> **WHAT THE TASK ASKS**
Seek out every line containing the word "React", and copy each.

> **INFORMATION SHOWN**
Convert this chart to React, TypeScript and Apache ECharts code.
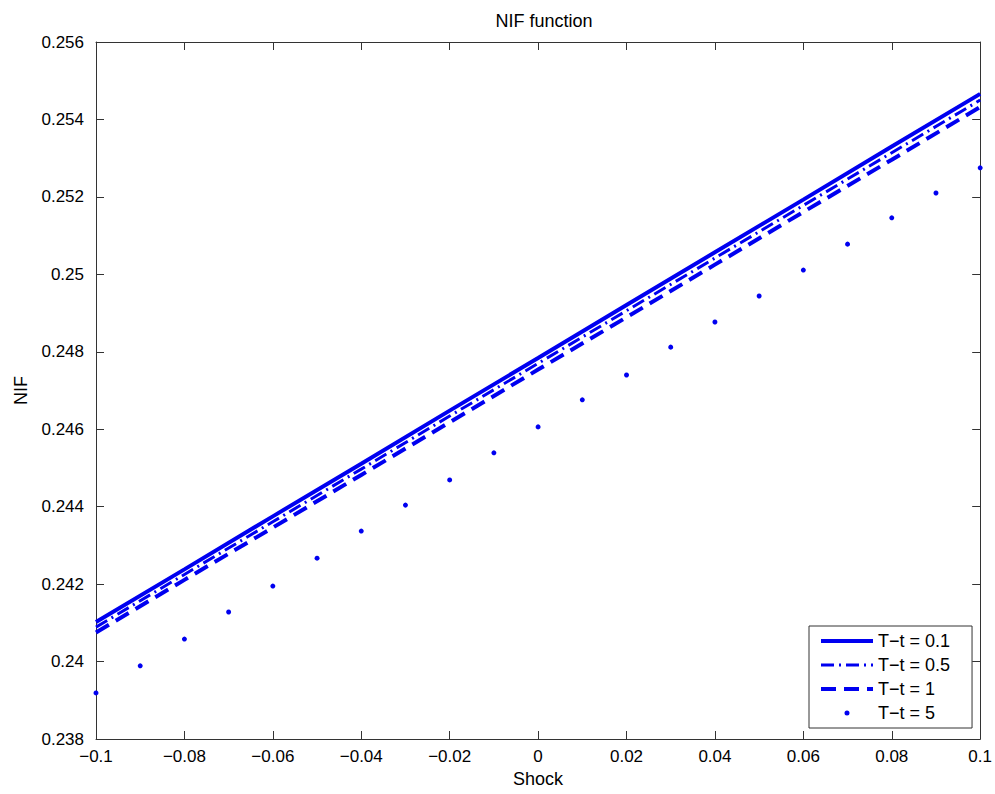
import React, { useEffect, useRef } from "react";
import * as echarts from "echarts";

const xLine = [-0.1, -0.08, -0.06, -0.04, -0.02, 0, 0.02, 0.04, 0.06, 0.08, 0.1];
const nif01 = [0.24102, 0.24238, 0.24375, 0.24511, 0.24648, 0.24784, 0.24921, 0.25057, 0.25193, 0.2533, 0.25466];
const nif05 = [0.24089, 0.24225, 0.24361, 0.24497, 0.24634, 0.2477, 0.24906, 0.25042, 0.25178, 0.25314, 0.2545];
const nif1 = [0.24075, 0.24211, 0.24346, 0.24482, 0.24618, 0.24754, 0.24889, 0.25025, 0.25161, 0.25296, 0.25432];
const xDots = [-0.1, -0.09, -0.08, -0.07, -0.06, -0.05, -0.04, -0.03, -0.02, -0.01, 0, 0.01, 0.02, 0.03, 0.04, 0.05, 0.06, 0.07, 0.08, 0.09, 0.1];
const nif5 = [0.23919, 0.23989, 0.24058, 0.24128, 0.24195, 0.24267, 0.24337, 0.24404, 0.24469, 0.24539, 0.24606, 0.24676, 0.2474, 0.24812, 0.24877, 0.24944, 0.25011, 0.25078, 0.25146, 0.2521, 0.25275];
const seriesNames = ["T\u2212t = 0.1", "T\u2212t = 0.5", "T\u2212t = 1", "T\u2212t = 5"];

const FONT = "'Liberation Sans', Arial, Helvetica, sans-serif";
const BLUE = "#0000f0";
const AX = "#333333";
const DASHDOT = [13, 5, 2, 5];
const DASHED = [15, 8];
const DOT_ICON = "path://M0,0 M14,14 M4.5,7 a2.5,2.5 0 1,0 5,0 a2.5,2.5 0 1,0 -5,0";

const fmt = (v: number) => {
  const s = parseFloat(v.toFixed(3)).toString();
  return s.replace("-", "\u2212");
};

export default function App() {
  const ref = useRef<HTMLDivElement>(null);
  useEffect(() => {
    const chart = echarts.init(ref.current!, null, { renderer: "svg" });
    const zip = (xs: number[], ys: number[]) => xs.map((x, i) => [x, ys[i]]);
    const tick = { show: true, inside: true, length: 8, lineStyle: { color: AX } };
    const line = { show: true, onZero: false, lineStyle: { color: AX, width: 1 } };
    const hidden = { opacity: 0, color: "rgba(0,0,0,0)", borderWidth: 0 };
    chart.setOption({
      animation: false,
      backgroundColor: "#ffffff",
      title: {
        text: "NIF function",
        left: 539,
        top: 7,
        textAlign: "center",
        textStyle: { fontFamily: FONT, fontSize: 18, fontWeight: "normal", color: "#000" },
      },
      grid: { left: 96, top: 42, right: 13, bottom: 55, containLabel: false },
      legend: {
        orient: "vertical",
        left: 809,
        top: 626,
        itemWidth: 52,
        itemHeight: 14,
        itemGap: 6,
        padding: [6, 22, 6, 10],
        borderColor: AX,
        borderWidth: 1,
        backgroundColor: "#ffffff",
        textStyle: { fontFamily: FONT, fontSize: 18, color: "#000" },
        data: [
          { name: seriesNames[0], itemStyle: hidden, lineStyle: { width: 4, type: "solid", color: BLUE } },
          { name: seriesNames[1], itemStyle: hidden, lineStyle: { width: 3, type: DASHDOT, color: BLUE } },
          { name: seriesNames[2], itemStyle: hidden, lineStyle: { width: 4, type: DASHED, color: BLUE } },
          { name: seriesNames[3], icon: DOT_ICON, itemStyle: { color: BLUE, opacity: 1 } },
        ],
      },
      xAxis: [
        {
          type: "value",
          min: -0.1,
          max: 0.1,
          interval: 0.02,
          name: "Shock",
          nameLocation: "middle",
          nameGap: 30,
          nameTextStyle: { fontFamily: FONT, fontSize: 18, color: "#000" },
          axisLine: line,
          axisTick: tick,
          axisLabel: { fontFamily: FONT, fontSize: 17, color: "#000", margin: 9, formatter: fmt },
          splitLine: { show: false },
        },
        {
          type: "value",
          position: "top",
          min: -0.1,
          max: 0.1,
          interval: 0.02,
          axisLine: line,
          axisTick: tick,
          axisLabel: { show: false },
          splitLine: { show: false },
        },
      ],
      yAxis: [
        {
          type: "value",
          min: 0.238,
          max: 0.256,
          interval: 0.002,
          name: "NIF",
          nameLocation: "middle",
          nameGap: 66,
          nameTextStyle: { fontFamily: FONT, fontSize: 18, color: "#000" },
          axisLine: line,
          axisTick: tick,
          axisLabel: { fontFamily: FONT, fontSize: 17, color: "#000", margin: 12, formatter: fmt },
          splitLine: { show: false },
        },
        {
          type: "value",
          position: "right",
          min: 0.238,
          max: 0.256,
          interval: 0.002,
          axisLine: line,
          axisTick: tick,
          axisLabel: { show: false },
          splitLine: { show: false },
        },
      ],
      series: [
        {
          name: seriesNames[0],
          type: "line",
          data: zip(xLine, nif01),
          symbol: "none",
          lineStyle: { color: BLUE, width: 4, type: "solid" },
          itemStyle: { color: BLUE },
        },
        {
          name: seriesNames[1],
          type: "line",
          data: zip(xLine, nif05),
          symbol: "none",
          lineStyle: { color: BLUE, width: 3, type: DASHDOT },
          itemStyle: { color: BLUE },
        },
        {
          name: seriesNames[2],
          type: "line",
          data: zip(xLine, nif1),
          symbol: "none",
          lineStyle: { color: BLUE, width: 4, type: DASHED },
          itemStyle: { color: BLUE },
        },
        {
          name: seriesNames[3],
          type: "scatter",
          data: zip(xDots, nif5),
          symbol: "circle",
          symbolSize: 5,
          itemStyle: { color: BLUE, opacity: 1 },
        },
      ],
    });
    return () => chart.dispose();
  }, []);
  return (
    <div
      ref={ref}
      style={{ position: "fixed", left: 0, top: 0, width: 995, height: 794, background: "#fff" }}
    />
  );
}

> **REPLY TO THE EXERCISE**
Convert this chart to React, TypeScript and Apache ECharts code.
import React, { useEffect, useRef } from "react";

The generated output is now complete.